The differential spectrum and boomerang spectrum of a class of locally-APN functions

In this paper, we study the boomerang spectrum of the power mapping $F(x)=x^{k(q-1)}$ over ${\mathbb F}_{q^2}$, where $q=p^m$, $p$ is a prime, $m$ is a positive integer and $\gcd(k,q+1)=1$. We first determine the differential spectrum of $F(x)$ and show that $F(x)$ is locally-APN. This extends a result of [IEEE Trans. Inf.
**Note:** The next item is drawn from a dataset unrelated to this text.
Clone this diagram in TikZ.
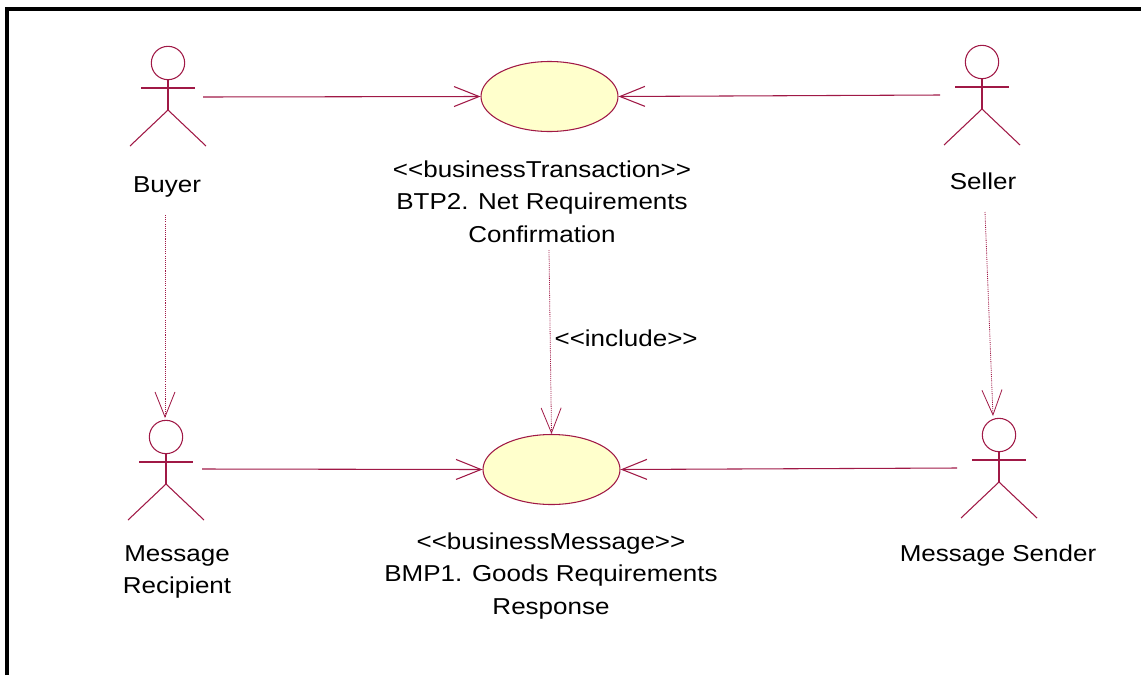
\documentclass[tikz,border=0pt]{standalone}
\usepackage{fontspec}
\setmainfont{Liberation Sans}[FakeStretch=1.13,Ligatures=TeXOff]
\usetikzlibrary{arrows.meta}
\usetikzlibrary{shapes.geometric}
\definecolor{umlred}{RGB}{160,25,70}
\definecolor{ucfill}{RGB}{255,255,204}
\tikzset{
    uml/.style={draw=umlred,line width=0.8pt},
    head/.style={uml,circle,minimum size=25pt,inner sep=0pt},
    usecase/.style={uml,fill=ucfill,ellipse,minimum width=102.75pt,minimum height=52.5pt,inner sep=0pt},
    assoc/.style={uml,-{Straight Barb[length=18.75pt,width=15pt]}},
    depend/.style={assoc,line width=0.6pt,dash pattern=on 0.8pt off 0.8pt},
    label/.style={text=black,inner sep=0pt,align=center,font=\fontsize{17.25}{24.5}\selectfont}
}
\begin{document}
\begin{tikzpicture}[x=0.75pt,y=-0.75pt]
                \useasboundingbox (0,0) rectangle (1141,675);
                \draw[line width=3pt] (7,675) -- (7,9) -- (1141,9);
                % actors
                \foreach \n/\x/\y in {buyer/168/63,seller/982/62,recipient/166/437,sender/999/435} {
                    \node[head] (\n) at (\x,\y) {};
                    \draw[uml] (\n.south) -- (\x,\y+47);
                    \draw[uml] (\x-27,\y+25) -- (\x+27,\y+25);
                    \draw[uml] (\x-38,\y+83) -- (\x,\y+47) -- (\x+38,\y+83);
                }
                \node[label,anchor=base] (buyer-label) at (167,192) {Buyer};
                \node[label,anchor=base] (seller-label) at (983,189) {Seller};
                \node[label] (recipient-label) at (177,572) {Message\\Recipient};
                \node[label,anchor=base] (sender-label) at (998,561) {Message Sender};
                % use cases
                \node[usecase] (btp) at (549.5,96.5) {};
                \node[usecase] (bmp) at (551.5,469.5) {};
                \node[label] (btp-label) at (542,201.5) {<<businessTransaction>>\\BTP2. Net Requirements\\Confirmation};
                \node[label] (bmp-label) at (551,576) {<<businessMessage>>\\BMP1. Goods Requirements\\Response};
                % connector ends
                \coordinate (buyer-r) at (203,97);
                \coordinate (seller-l) at (940,95);
                \coordinate (recipient-r) at (202,469);
                \coordinate (sender-l) at (957,468);
                \coordinate (buyer-b) at (165,215);
                \coordinate (recipient-t) at (165,418);
                \coordinate (seller-b) at (985,212);
                \coordinate (sender-t) at (993,416);
                \coordinate (btp-b) at (549,250);
                \draw[assoc] (buyer-r) -- (btp.west);
                \draw[assoc] (seller-l) -- (btp.east);
                \draw[assoc] (recipient-r) -- (bmp.west);
                \draw[assoc] (sender-l) -- (bmp.east);
                \draw[depend] (buyer-b) -- (recipient-t);
                \draw[depend] (seller-b) -- (sender-t);
                \draw[depend] (btp-b) -- (bmp.north) node[label,pos=0.48,anchor=west,xshift=3pt] (include) {<<include>>};
            \end{tikzpicture}
\end{document}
Theory 57(12):8127-8137, 2011] from $(p,k)=(2,1)$ to general $(p,k)$. We then determine the boomerang spectrum of $F(x)$ by making use of its differential spectrum, which shows that the boomerang uniformity of $F(x)$ is 4 if $p=2$ and $m$ is odd and otherwise it is 2. Our results not only generalize the results in [Des. Codes Cryptogr. 89:2627-2636, 2021] and [arXiv:2203.00485, 2022] but also extend the example $x^{45}$ over ${\mathbb F}_{2^8}$ in [Des. Codes Cryptogr. 89:2627-2636, 2021] into an infinite class of power mappings with boomerang uniformity 2.